Para sorte de quem gosta de divulgação científica bem feita em formato de áudio, há cada vez mais opções excelentes de podcasts brasileiros nessa seara. Têm aparecido tantos, aliás, que mal tenho conseguido acompanhá-los, apesar da minha paixão pelo formato. Não faz muito tempo, consegui tirar o atraso e ouvir os oito episódios de "Os Caminhos de Niéde Guidon", apresentado pela jornalista Kelly Cristina Spinelli, e venho cá ao blog recomendá-lo vivamente ao leitor.
Durante muito tempo, a figura da arqueóloga paulista Niéde Guidon teve um status quase legendário, pelo seu trabalho combativo e (só aparentemente) solitário na serra da Capivara (PI). Ficava a impressão de que, praticamente sozinha, ela descobrira uma presença antiquíssima do ser humano no Nordeste brasileiro, chegando a 50 mil anos e até mais, e fora injustamente detonada por cientistas concorrentes de fora do Brasil, em especial dos EUA, pela ousadia.
Há vários grãos de verdade nesse retrato inicial, mas é claro que a coisa é muito mais complicada do que isso.

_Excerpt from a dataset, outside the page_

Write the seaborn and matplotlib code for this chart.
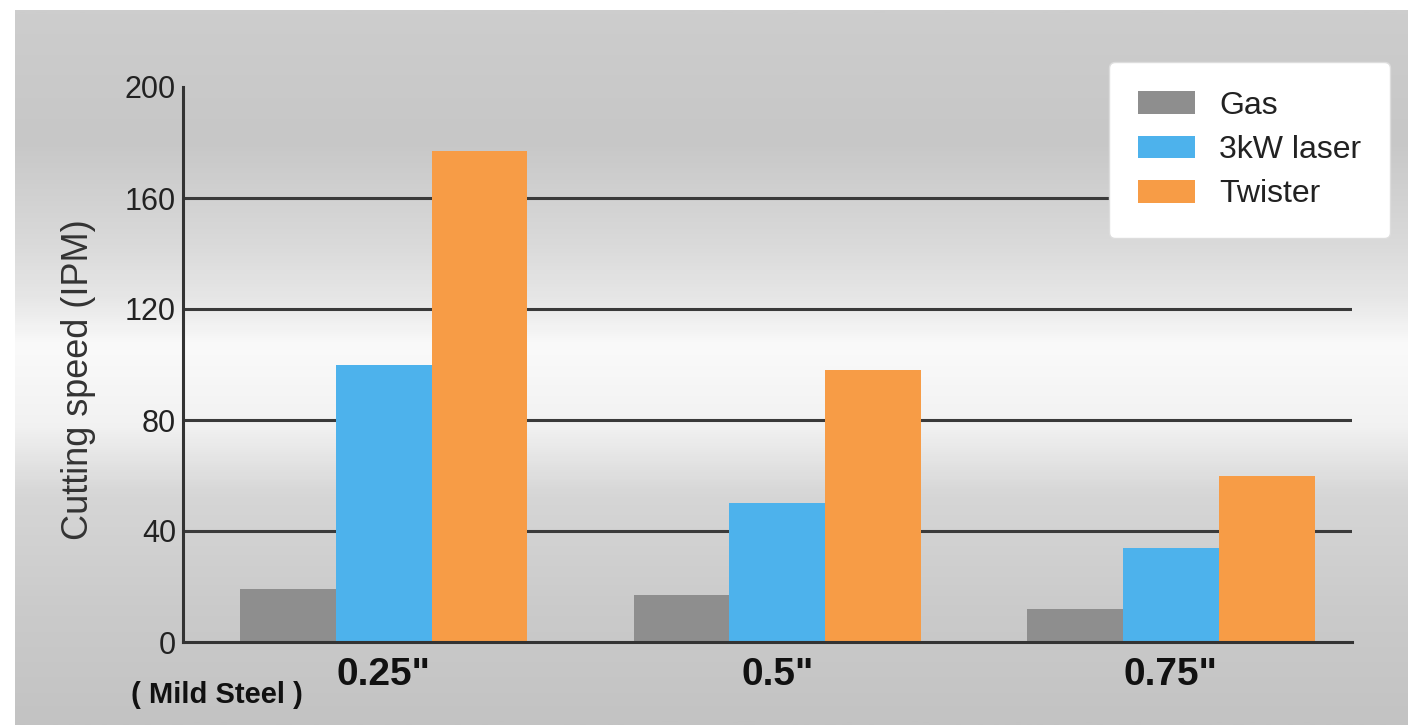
import numpy as np
import pandas as pd
import matplotlib
matplotlib.use("Agg")
import matplotlib.pyplot as plt
from matplotlib.colors import LinearSegmentedColormap
import seaborn as sns

# Data
thickness = ['0.25"', '0.5"', '0.75"']
gas = [19, 17, 12]
laser_3kw = [100, 50, 34]
twister = [177, 98, 60]
series_names = ["Gas", "3kW laser", "Twister"]
y_ticks = [0, 40, 80, 120, 160, 200]

df = pd.DataFrame({
    "thickness": thickness * 3,
    "speed": gas + laser_3kw + twister,
    "method": [n for n in series_names for _ in thickness],
})

palette = {"Gas": "#8e8e8e", "3kW laser": "#4db2ec", "Twister": "#f79c46"}

sns.set_style("white")
plt.rcParams["font.family"] = ["Liberation Sans", "DejaVu Sans"]

fig = plt.figure(figsize=(14.08, 7.25), dpi=100)
fig.patch.set_facecolor("white")

# Background: grey gradient with a light band across the middle
bg = fig.add_axes([15 / 1408, 0, 1 - 15 / 1408, 1 - 10 / 725])
bg_cmap = LinearSegmentedColormap.from_list("bg", [
    (0.0, "#cdcdcd"), (0.18, "#c7c7c7"), (0.32, "#d9d9d9"),
    (0.40, "#e6e6e6"), (0.47, "#fafafa"), (0.58, "#f2f2f2"),
    (0.68, "#d6d6d6"), (0.85, "#cacaca"), (1.0, "#c3c3c3")])
bg.imshow(np.linspace(0, 1, 300).reshape(-1, 1), aspect="auto", cmap=bg_cmap,
          extent=[0, 1, 0, 1])
bg.set_axis_off()

ax = fig.add_axes([183 / 1408, 1 - 642 / 725, (1352 - 183) / 1408, (642 - 87) / 725])
ax.set_facecolor("none")

sns.barplot(data=df, x="thickness", y="speed", hue="method", palette=palette,
            width=0.73, gap=0, saturation=1, linewidth=0, ax=ax, zorder=2, legend=True)

for t in y_ticks[1:-1]:
    ax.axhline(t, color="#3a3a3a", lw=2.2, zorder=1)

ax.set_ylim(0, 200)
ax.set_xlim(-0.51, 2.46)
ax.set_yticks(y_ticks)
ax.tick_params(axis="y", length=0, pad=5, labelsize=22, labelcolor="#222222")
ax.tick_params(axis="x", length=0, pad=11)
ax.set_xticks(range(len(thickness)))
ax.set_xticklabels(thickness, fontsize=28, fontweight="bold", color="#111111")
ax.set_xlabel("")
ax.set_ylabel("Cutting speed (IPM)", fontsize=26, color="#333333")
ax.yaxis.set_label_coords(-0.074, 0.472)

for s in ["top", "right"]:
    ax.spines[s].set_visible(False)
for s in ["left", "bottom"]:
    ax.spines[s].set_color("#333333")
    ax.spines[s].set_linewidth(2.2)

fig.text(217 / 1408, 1 - 695 / 725, "( Mild Steel )", fontsize=21, fontweight="bold",
         ha="center", va="center", color="#111111")

handles, labels = ax.get_legend_handles_labels()
ax.get_legend().remove()
leg = fig.legend(handles, labels, loc="upper right",
                 bbox_to_anchor=(1390 / 1408, 1 - 62 / 725), bbox_transform=fig.transFigure,
                 fontsize=23, frameon=True, fancybox=True, framealpha=1,
                 handlelength=1.8, handleheight=0.72, handletextpad=0.75,
                 labelspacing=0.45, borderpad=0.9, borderaxespad=0)
leg.get_frame().set_facecolor("white")
leg.get_frame().set_edgecolor("#dddddd")
for txt in leg.get_texts():
    txt.set_color("#222222")

fig.savefig("out.png", dpi=100)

O que os episódios de "Os Caminhos de Niéde Guidon" fazem muitíssimo bem é, em primeiro lugar, transformar a personagem-título em mulher de carne e osso (e sangue quente, e personalidade divertidamente complicada); e, em segundo lugar, colocá-la em seu contexto de amigos, colegas, concorrentes e desafetos.
O resultado é um retrato muito mais tridimensional (aliás, quadridimensional) de Guidon, a começar pelo divertido momento (pelo menos hoje, com o distanciamento histórico) de sua quase expulsão da pequena Itápolis (SP) em 1959, quando a então jovem professora de ciências foi vítima de uma espécie de caça às bruxas anticomunista popular que nada fica a dever ao que ocorreria em 1964 ou mesmo hoje, com os malucos da "Escola Sem Partido".
A narrativa também acerta ao retratar com precisão e empatia os moradores da serra da Capivara e sua relação com o projeto científico (e, mais tarde, educacional e mesmo de desenvolvimento econômico) estimulado por Guidon.
Quanto a possíveis calcanhares-de-aquiles, o resumo da controvérsia sobre as datações da presença humana da região é competente. Mas senti falta de uma análise que fosse além desse tema e detalhasse mais o contexto mais amplo das descobertas na região. É, porém, um defeito menor.
O podcast contou com o apoio do Instituto Serrapilheira.